This morning, the Supreme Court heard the big case of its term in the form of Sebelius v. Hobby Lobby, the fight over Obamacare’s contraception mandate. The crafts store, while private and for-profit, is owned by Evangelical Christians who believe birth-control methods like the morning-after pill are the same as abortion and do not wish to cover that option for employees. (The case is combined with a similar suit from Conestoga Wood Specialties, a Mennonite business, which also sued under the 1993 Religious Freedom Restoration Act.) Based on 90 minutes of argument, the experts believe the court — that is to say, Justice Anthony Kennedy — is at least moderately Team Hobby Lobby.
The court “expressed skepticism of the legality of the Obama administration’s refusal to accommodate for-profit companies’ religious objections,” Politico reported. It “signaled on Tuesday it may allow corporations to mount religious objections to government action,” said Reuters. “A divided Supreme Court seemed inclined to agree Tuesday that the religious beliefs of business owners may trump a requirement in President Obama’s Affordable Care Act,” according to the Washington Post. And even MSNBC admitted that Kennedy, typically the deciding vote, “seemed to agree with the conservative Justices.”
The women on the court, not so much. “How does a corporation exercise religion?” asked Justice Sotomayor. “How do we determine when a corporation has that belief? Who says it? The majority of shareholders? The corporate officers? The — is it 51 percent? What happens to the minority? And how much of the business has to be dedicated to religion? 5 percent? 10 percent? 90 percent?”
Justice Kagan worried about the slippery slope: “So another employer comes in, and that employer says, ‘I have a religious objection to sex discrimination laws’; and then another employer comes in, ‘I have a religious objection to minimum wage laws’; and then another, family leave; and then another, child labor laws,” she said. Paul Clement, the attorney for the companies, insisted that that “parade of horribles” would not happen, and that the courts could sort it out.
“Congress has made a judgment and Congress has given a statutory entitlement and that entitlement is to women and includes contraceptive coverage, and when an employer says, No, I don’t want to give that, that woman is quite directly, quite tangibly harmed,” Kagan asserted.
Solicitor General Donald Verrilli Jr. attempted to argue the rights of the employee, who could be denied contraceptive coverage, but birth-control expert Justice Antonin Scalia countered, “You’re talking about, what, three or four birth controls, not all of them, just those that are abortifacient. That’s not terribly expensive stuff, is it?”
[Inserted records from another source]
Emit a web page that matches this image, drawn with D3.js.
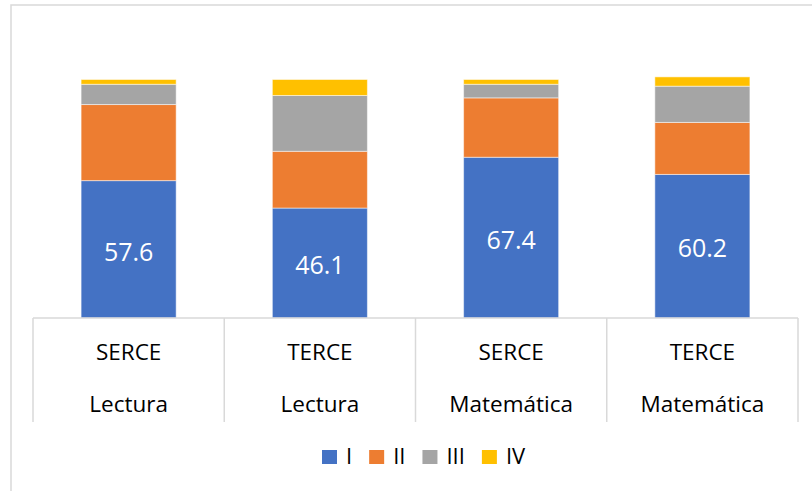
<!DOCTYPE html>
<html>
<head>
<meta charset="utf-8">
<script src="https://cdn.jsdelivr.net/npm/d3@7"></script>
<style>
  body { margin: 0; background: #fff; }
  text { font-family: "Open Sans", sans-serif; }
</style>
</head>
<body>
<svg id="chart" width="812" height="491"></svg>
<script>
// data
var tests = ['SERCE', 'TERCE', 'SERCE', 'TERCE'];
var subjects = ['Lectura', 'Lectura', 'Matemática', 'Matemática'];
var levels = ['I', 'II', 'III', 'IV'];
var nivelI = [57.6, 46.1, 67.4, 60.2];
var nivelII = [31.9, 23.8, 24.9, 21.8];
var nivelIII = [8.5, 23.4, 5.7, 15.2];
var nivelIV = [2.0, 6.7, 2.0, 3.9];
var colors = ['#4472C4', '#ED7D31', '#A5A5A5', '#FFC000'];

var rows = tests.map(function (t, i) {
    return { key: i, I: nivelI[i], II: nivelII[i], III: nivelIII[i], IV: nivelIV[i] };
});

var svg = d3.select('#chart');
var baseY = 318, tableBottom = 422;

// outer chart frame (only top and left edges are in view)
svg.append('path')
    .attr('d', 'M11,491V5H812')
    .attr('fill', 'none')
    .attr('stroke', '#d9d9d9')
    .attr('stroke-width', 1.5);

var x = d3.scaleBand()
    .domain(rows.map(function (d) { return d.key; }))
    .range([33, 798])
    .padding(0);
var barW = x.bandwidth() * 0.497;

var y = d3.scaleLinear()
    .domain([0, 100])
    .range([baseY, 79.5]);

var color = d3.scaleOrdinal().domain(levels).range(colors);

var stacked = d3.stack().keys(levels)(rows);

svg.append('g').selectAll('g')
    .data(stacked)
    .join('g')
    .attr('fill', function (s) { return color(s.key); })
    .selectAll('rect')
    .data(function (s) { return s; })
    .join('rect')
    .attr('x', function (d) { return x(d.data.key) + (x.bandwidth() - barW) / 2; })
    .attr('y', function (d) { return y(d[1]); })
    .attr('width', barW)
    .attr('height', function (d) { return y(d[0]) - y(d[1]); })
    .attr('stroke', '#ffffff')
    .attr('stroke-opacity', 0.5)
    .attr('stroke-width', 1);

// data labels on level I
svg.append('g').selectAll('text')
    .data(stacked[0])
    .join('text')
    .attr('x', function (d) { return x(d.data.key) + x.bandwidth() / 2; })
    .attr('y', function (d) { return (y(d[0]) + y(d[1])) / 2; })
    .attr('dy', '0.45em')
    .attr('text-anchor', 'middle')
    .attr('fill', '#fff')
    .style('font-size', '25px')
    .text(function (d) { return d[1].toFixed(1); });

// category table
var table = svg.append('g')
    .attr('stroke', '#d9d9d9')
    .attr('stroke-width', 1.5);
table.append('line')
    .attr('x1', x.range()[0]).attr('x2', x.range()[1])
    .attr('y1', baseY).attr('y2', baseY);
var edges = rows.map(function (d) { return x(d.key); }).concat([x.range()[1]]);
table.selectAll('line.v')
    .data(edges)
    .join('line')
    .attr('class', 'v')
    .attr('x1', function (d) { return d; }).attr('x2', function (d) { return d; })
    .attr('y1', baseY).attr('y2', tableBottom);

var cats = svg.append('g')
    .attr('text-anchor', 'middle')
    .attr('fill', '#000')
    .style('font-size', '22.5px');
cats.selectAll('text.t')
    .data(rows)
    .join('text')
    .attr('class', 't')
    .attr('x', function (d) { return x(d.key) + x.bandwidth() / 2; })
    .attr('y', 360)
    .text(function (d) { return tests[d.key]; });
cats.selectAll('text.s')
    .data(rows)
    .join('text')
    .attr('class', 's')
    .attr('x', function (d) { return x(d.key) + x.bandwidth() / 2; })
    .attr('y', 411.5)
    .text(function (d) { return subjects[d.key]; });

// legend
var legend = svg.append('g');
var lx = 322;
levels.forEach(function (lv) {
    legend.append('rect')
        .attr('x', lx).attr('y', 450)
        .attr('width', 15).attr('height', 14)
        .attr('fill', color(lv));
    var t = legend.append('text')
        .attr('x', lx + 24)
        .attr('y', 464)
        .attr('fill', '#000')
        .style('font-size', '22px')
        .text(lv);
    lx = lx + 24 + t.node().getComputedTextLength() + 17;
});
</script>
</body>
</html>
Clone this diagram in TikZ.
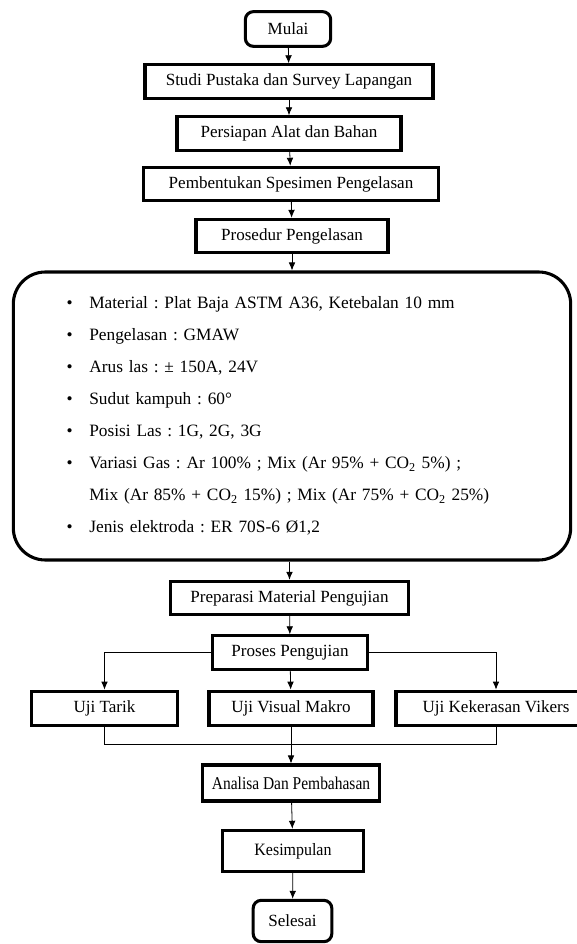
\documentclass[tikz,border=0pt]{standalone}
\usepackage{fontspec}
\setmainfont{Liberation Serif}
\newfontfamily\narrowserif[FakeStretch=0.86]{Liberation Serif}
\newfontfamily\semiserif[FakeStretch=0.92]{Liberation Serif}
\usetikzlibrary{arrows.meta,positioning,calc}
\frenchspacing

\begin{document}
\begin{tikzpicture}[x=0.75pt,y=-0.75pt,
  box/.style={draw,line width=2.3pt,minimum height=25pt,inner sep=2pt,
              font=\fontsize{12.8}{15}\selectfont},
  term/.style={box,rounded corners=6pt},
  arr/.style={-{Latex[length=6pt,width=5pt]},line width=0.6pt},
  ln/.style={line width=0.6pt},
]
\useasboundingbox (0,0) rectangle (577,944);

\node[term,minimum width=64pt,minimum height=26pt] (mulai) at (288,29) {Mulai};
\node[box,minimum width=216pt] (studi) at (289,81.5) {Studi Pustaka dan Survey Lapangan};
\node[box,minimum width=168pt] (alat) at (289,133.5) {Persiapan Alat dan Bahan};
\node[box,minimum width=221pt] (spesimen) at (291,184) {Pembentukan Spesimen Pengelasan};
\node[box,minimum width=144pt] (prosedur) at (292,236) {Prosedur Pengelasan};

\node[draw,line width=2.3pt,rounded corners=24pt,minimum width=418pt,minimum height=216pt,
      text width=338pt,inner xsep=40pt,align=left,
      font=\fontsize{13}{24}\selectfont] (param) at (292,416)
  {\makebox[17pt][l]{\textbullet}Material : Plat Baja ASTM A36, Ketebalan 10 mm\\
   \makebox[17pt][l]{\textbullet}Pengelasan : GMAW\\
   \makebox[17pt][l]{\textbullet}Arus las : ± 150A, 24V\\
   \makebox[17pt][l]{\textbullet}Sudut kampuh : 60°\\
   \makebox[17pt][l]{\textbullet}Posisi Las : 1G, 2G, 3G\\
   \makebox[17pt][l]{\textbullet}Variasi Gas : Ar 100\% ; Mix (Ar 95\% + CO\textsubscript{2} 5\%) ;\\
   \hspace*{17pt}Mix (Ar 85\% + CO\textsubscript{2} 15\%) ; Mix (Ar 75\% + CO\textsubscript{2} 25\%)\\
   \makebox[17pt][l]{\textbullet}Jenis elektroda : ER 70S-6 Ø1,2};

\node[box,minimum width=179pt] (preparasi) at (289.5,598) {Preparasi Material Pengujian};
\node[box,minimum width=116pt] (proses) at (290,652.5) {Proses Pengujian};
\node[box,minimum width=110pt,minimum height=26pt] (tarik) at (104.5,708.5) {Uji Tarik};
\node[box,minimum width=123pt,minimum height=26pt] (visual) at (291,708.5) {Uji Visual Makro};
\node[box,minimum width=150pt,minimum height=26pt] (keras) at (496,708.5) {Uji Kekerasan Vikers};
\node[box,minimum width=133pt,minimum height=27pt,font=\fontsize{13.5}{15}\narrowserif] (analisa) at (291,783) {Analisa Dan Pembahasan};
\node[box,minimum width=106pt,minimum height=31pt,font=\fontsize{13}{15}\semiserif] (simpul) at (293,851) {Kesimpulan};
\node[term,minimum width=59pt,minimum height=31pt] (selesai) at (292.5,921) {Selesai};

\coordinate (gabung) at (visual.south |- 0,744.5);

\draw[arr] (mulai) -- (studi);
\draw[arr] (studi) -- (alat);
\draw[arr] (alat) -- (spesimen);
\draw[arr] (spesimen) -- (prosedur);
\draw[arr] (prosedur) -- (prosedur |- param.north);
\draw[arr] (param.south -| preparasi) -- (preparasi);
\draw[arr] (preparasi) -- (proses);
\draw[arr] (proses.west) -| (tarik.north);
\draw[arr] (proses) -- (visual);
\draw[arr] (proses.east) -| (keras.north);
\draw[ln] (tarik.south) |- (gabung) -| (keras.south);
\draw[arr] (visual) -- (analisa);
\draw[arr] (analisa) -- (simpul);
\draw[arr] (simpul) -- (selesai);
\end{tikzpicture}
\end{document}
(Wrong, said Verrilli, who cited IUDs, “far and away the method of contraception that is most effective, but has the highest upfront cost and creates precisely the kind of cost barrier that the preventive services provision is trying to break down.”)
But Kennedy, likely the key here, challenged Verrilli: “Under your view, a for-profit corporation … could be forced in principle to pay for abortions?” he asked. “Your reasoning would permit that.” A decision is likely to come down by June.